Trump Can End Census Now, Says Supreme Court in Ruling That Could Have Big Impact on House Seats
The Supreme Court ruled yesterday that the Trump administration can stop the 2020 census count right now, instead of at the end of the month. The ruling comes in response to officials arguing in an emergency request that an October 31 deadline would keep them from processing census counts by the end of the year.
“A group of local governments and nonprofit groups, led by the National Urban League, said that ending the count early will result in an undercount of immigrants, low-income people and other groups that are difficult to count,” writes James Romoser at SCOTUSblog. Technically, the Court’s order is framed “as a temporary pause of a district judge’s ruling that directed the department to proceed,” he explains. “But due to the compressed timeline for completing the census, the order is likely to be the definitive say on the matter.”

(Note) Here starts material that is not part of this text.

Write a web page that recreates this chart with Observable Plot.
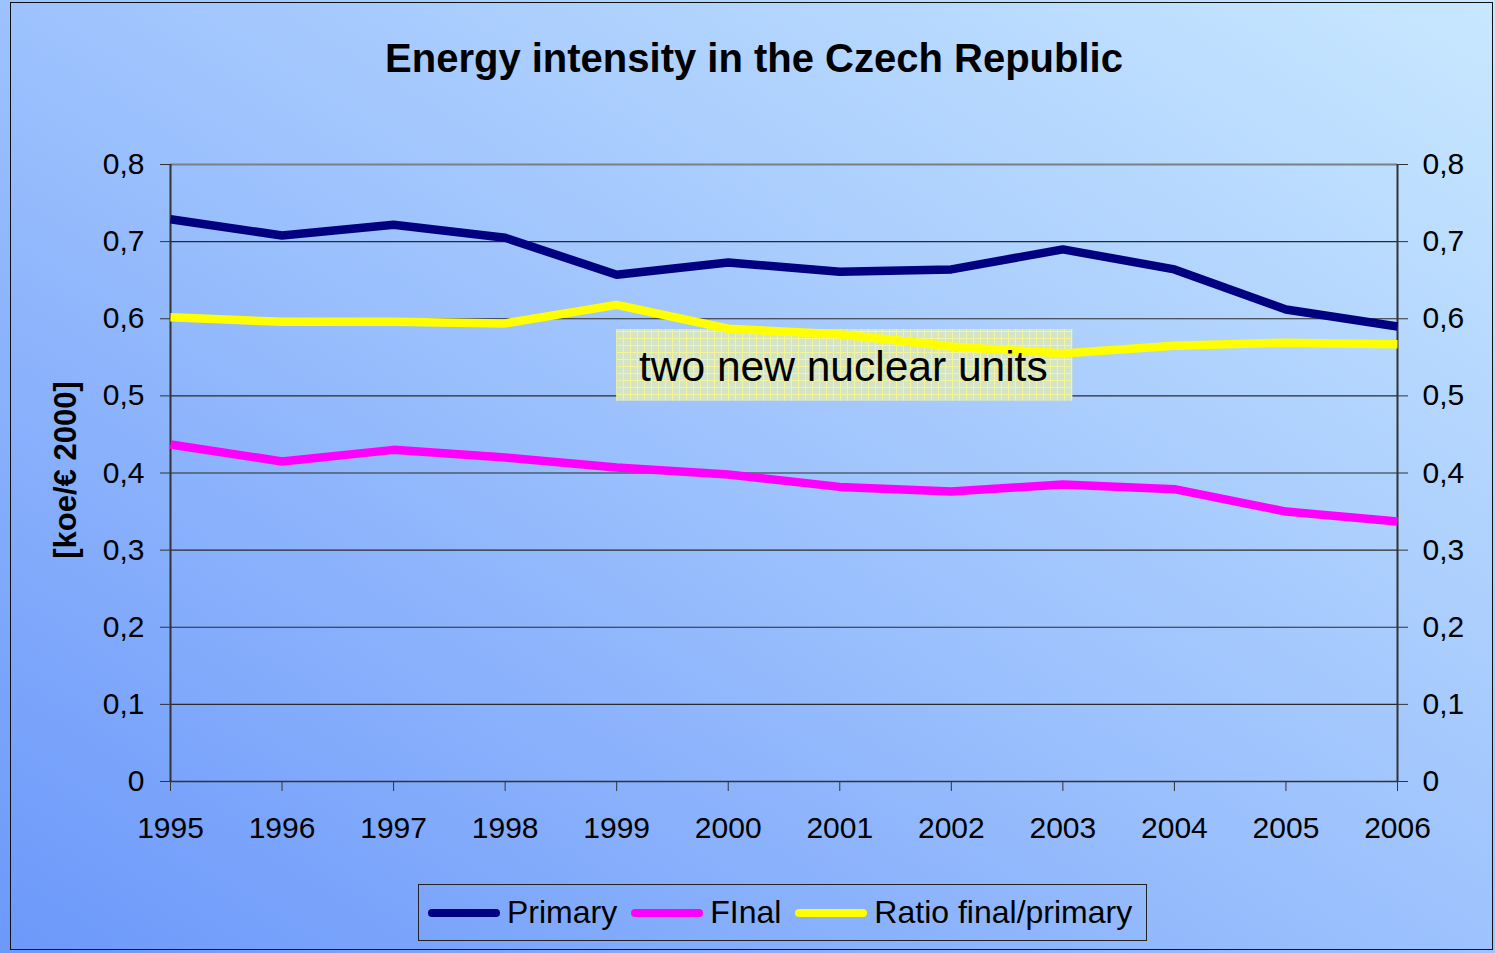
<!DOCTYPE html>
<html>
<head>
<meta charset="utf-8">
<script src="https://cdn.jsdelivr.net/npm/d3@7"></script>
<script src="https://cdn.jsdelivr.net/npm/@observablehq/plot@0.6"></script>
<style>
  html, body { margin: 0; padding: 0; }
  body { width: 1495px; height: 953px; overflow: hidden; font-family: "Liberation Sans", Arial, sans-serif;
         background: linear-gradient(to top right, #6c98fa 0%, #9dc2fd 50%, #c8e8ff 100%); position: relative; }
  #frame { position: absolute; left: 10px; top: 2px; width: 1483px; height: 948px; border: 1.5px solid #111; box-sizing: border-box; }
  #title { position: absolute; left: 0; width: 1508px; top: 36px; text-align: center; font-weight: bold; font-size: 40px; color: #000; }
  #ylabel { position: absolute; left: 66px; top: 470px; transform: translate(-50%, -50%) rotate(-90deg); font-weight: bold; font-size: 31px; white-space: nowrap; color: #000; }
  #chart { position: absolute; left: 0; top: 100px; }
  #legend { position: absolute; left: 418px; top: 884px; width: 729px; height: 57px; border: 1.5px solid #222; box-sizing: border-box;
            display: flex; align-items: center; padding-left: 9px; font-size: 32px; color: #000; white-space: nowrap; }
  .item { display: flex; align-items: center; margin-right: 14px; white-space: nowrap; flex: none; }
  .sw { display: inline-block; width: 72px; height: 8px; border-radius: 4px; margin-right: 7px; }
</style>
</head>
<body>
<div id="frame"></div>
<div id="title">Energy intensity in the Czech Republic</div>
<div id="ylabel">[koe/€ 2000]</div>
<div id="chart"></div>
<div id="legend"></div>
<script>
const years = [1995, 1996, 1997, 1998, 1999, 2000, 2001, 2002, 2003, 2004, 2005, 2006];
const primary = [0.729, 0.708, 0.722, 0.705, 0.657, 0.673, 0.661, 0.664, 0.690, 0.664, 0.612, 0.590];
const finalE  = [0.437, 0.415, 0.430, 0.420, 0.407, 0.398, 0.382, 0.376, 0.385, 0.379, 0.350, 0.337];
const ratio   = [0.602, 0.596, 0.596, 0.594, 0.618, 0.587, 0.580, 0.564, 0.555, 0.565, 0.569, 0.567];
const seriesNames = ["Primary", "FInal", "Ratio final/primary"];
const seriesColors = ["#000080", "#ff00ff", "#ffff00"];
const yTicks = [0, 0.1, 0.2, 0.3, 0.4, 0.5, 0.6, 0.7, 0.8];
const annotationText = "two new nuclear units";
const annotationBox = [{x1: 1999, x2: 2003.09, y1: 0.493, y2: 0.586}];
const annotationPos = [{x: 1999.2, y: 0.537}];

const seriesValues = [primary, finalE, ratio];
const rows = [];
seriesNames.forEach((s, i) => years.forEach((yr, j) => rows.push({series: s, year: yr, value: seriesValues[i][j]})));

const fmt = d => d === 0 ? "0" : String(d).replace(".", ",");
const font = "Liberation Sans, Arial, sans-serif";

const plot = Plot.plot({
  width: 1495,
  height: 760,
  marginLeft: 170,
  marginRight: 98,
  marginTop: 64,
  marginBottom: 79,
  style: {fontFamily: font, fontSize: "30px", color: "#000", background: "transparent", overflow: "visible"},
  x: {domain: [1995, 2006], label: null},
  y: {domain: [0, 0.8], label: null},
  color: {domain: seriesNames, range: seriesColors},
  marks: [
    Plot.ruleY(yTicks.filter(d => d > 0 && d < 0.8), {stroke: "#2a2a2a", strokeWidth: 1.2}),
    Plot.ruleY([0.8], {stroke: "#7a7f88", strokeWidth: 2}),
    Plot.ruleX([1995, 2006], {y1: 0, y2: 0.8, stroke: "#333", strokeWidth: 2}),
    Plot.ruleY([0], {stroke: "#333", strokeWidth: 1.5}),
    Plot.axisY({ticks: yTicks, tickFormat: fmt, tickSize: 10, tickPadding: 16, anchor: "left", label: null, stroke: "#333", fontSize: 30}),
    Plot.axisY({ticks: yTicks, tickFormat: fmt, tickSize: 10, tickPadding: 15, anchor: "right", label: null, stroke: "#333", fontSize: 30}),
    Plot.axisX({ticks: years, tickFormat: d => String(d), tickSize: 10, tickPadding: 25, label: null, stroke: "#333", fontSize: 30}),
    Plot.rect(annotationBox, {x1: "x1", x2: "x2", y1: "y1", y2: "y2", fill: "url(#annoGrid)"}),
    Plot.line(rows, {x: "year", y: "value", z: "series", stroke: "series", strokeWidth: 8.5, strokeLinejoin: "miter", strokeLinecap: "butt"}),
    Plot.text(annotationPos, {x: "x", y: "y", text: () => annotationText, textAnchor: "start", fontSize: 42.5, fill: "#000"})
  ]
});

// pattern for annotation box
const ns = "http://www.w3.org/2000/svg";
const defs = document.createElementNS(ns, "defs");
defs.innerHTML = `<pattern id="annoGrid" patternUnits="userSpaceOnUse" width="7" height="7">
  <rect width="7" height="7" fill="#d6e4c6"/>
  <path d="M0 0.5H7M0.5 0V7" stroke="#f3f59a" stroke-width="1"/>
</pattern>`;
plot.insertBefore(defs, plot.firstChild);
document.getElementById("chart").appendChild(plot);

// legend
const legend = document.getElementById("legend");
seriesNames.forEach((s, i) => {
  const it = document.createElement("div");
  it.className = "item";
  const sw = document.createElement("span");
  sw.className = "sw";
  sw.style.background = seriesColors[i];
  const t = document.createElement("span");
  t.textContent = s;
  it.appendChild(sw); it.appendChild(t);
  legend.appendChild(it);
});
</script>
</body>
</html>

The Commerce Department, which leads the census, wanted to stop on September 30. The National Urban League said it should keep going until October 31, as previously planned.
At first glance, it may seem both sides are arguing over a very small window of time that can’t make that much of a difference either way. But Republicans want to make sure they wrap things up while President Donald Trump is still in power because census numbers are used to determine how seats in the House of Representatives are apportioned—a process the administration wants to change.
Per two executive orders, the first in July 2019 and the second in July 2020, Trump declared that the census would include a question about citizenship status and then that “for the purpose of the reapportionment of Representatives following the 2020 census, it is the policy of the United States to exclude from the apportionment base aliens who are not in a lawful immigration status.”